Personal information
- Full name: Alan Graham Arthur
- Born: 12 November 1905 Bendigo, Victoria
- Died: 9 August 1979 (aged 73) Prahran, Victoria
- Original team: Sandhurst
- Height: 183 cm (6 ft 0 in)
- Weight: 76 kg (168 lb)

Playing career^{1}
- Years: Club / Games (Goals)
- 1928, 1930: Essendon / 30 (54)
- ^{1} Playing statistics correct to the end of 1930.

Career highlights
- 1929, 1931 Bendigo FL premiership: Sandhurst FC; 1937 Wimmera FL Premiership captain-coach;

= Alan Arthur (footballer) =

Australian rules footballer, born 1905

Alan Graham Arthur (12 November 1905 - 9 August 1979) was an Australian rules footballer who played thirty games for Essendon in 1928 and 1930 in the Victorian Football League (now the AFL).

Arthur played thirty games and kicked fifty-four goals for Essendon, debuting against Geelong in round 4, 1928 and playing his final game against Collingwood in round 18, 1930.
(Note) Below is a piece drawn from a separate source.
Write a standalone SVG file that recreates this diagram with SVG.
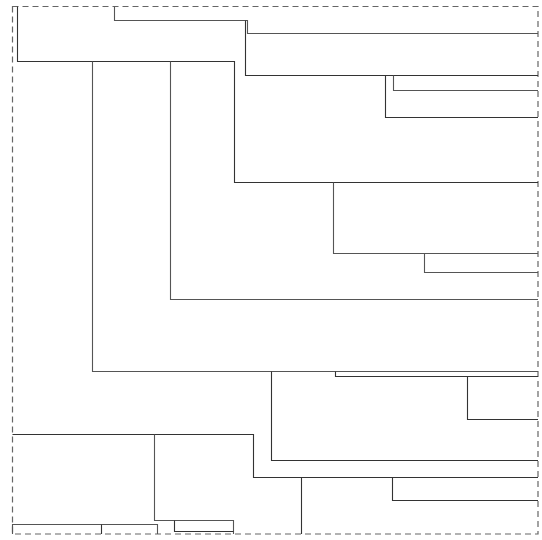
<svg xmlns="http://www.w3.org/2000/svg" width="542" height="540" viewBox="0 0 542 540">
<style>
.frame{fill:none;stroke:#666;stroke-width:1.2;stroke-dasharray:6,4}
.ln{fill:none;stroke:#333;stroke-width:1.1}
.lt{fill:none;stroke:#555;stroke-width:1.1}
</style>
<rect width="542" height="540" fill="#fff"/>
<g id="frame">
<rect class="frame" x="12.5" y="6.5" width="525.5" height="527.5"/>
</g>
<g id="connectors">
<polyline class="ln" points="17.5,6.5 17.5,61.5 234.5,61.5 234.5,182.5 538,182.5"/>
<polyline class="lt" points="114.5,6.5 114.5,20.5 247.5,20.5 247.5,33.5 538,33.5"/>
<polyline class="ln" points="245.5,20.5 245.5,75.5 538,75.5"/>
<polyline class="ln" points="385.5,75.5 385.5,117.5 538,117.5"/>
<polyline class="lt" points="393.5,75.5 393.5,90.5 538,90.5"/>
<polyline class="lt" points="92.5,61.5 92.5,371.5 538,371.5"/>
<polyline class="lt" points="170.5,61.5 170.5,299.5 538,299.5"/>
<polyline class="lt" points="333.5,182.5 333.5,253.5 538,253.5"/>
<polyline class="lt" points="424.5,253.5 424.5,272.5 538,272.5"/>
<polyline class="ln" points="271.5,371.5 271.5,460.5 538,460.5"/>
<polyline class="ln" points="335.5,371.5 335.5,376.5 538,376.5"/>
<polyline class="ln" points="467.5,376.5 467.5,419.5 538,419.5"/>
<polyline class="ln" points="12.5,434.5 253.5,434.5 253.5,477.5 538,477.5"/>
<polyline class="ln" points="301.5,477.5 301.5,534"/>
<polyline class="ln" points="392.5,477.5 392.5,500.5 538,500.5"/>
<polyline class="lt" points="154.5,434.5 154.5,520.5 233.5,520.5 233.5,534"/>
<polyline class="ln" points="174.5,520.5 174.5,531.5 233.5,531.5"/>
<polyline class="lt" points="12.5,534 12.5,524.5 157.5,524.5 157.5,534"/>
<polyline class="ln" points="101.5,524.5 101.5,534"/>
</g>
</svg>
Originally from the Sandhurst Football Club, he returned there after leaving Essendon, before playing and coaching at Golden Square and was captain-coach of Dimboola's 1937 Wimmera Football League premiership team.

He then moved to South Australia to coach Norwood in the South Australian National Football League in 1938 for two years.

He was the father of Graham Arthur who captained and coached the Hawthorn Football Club.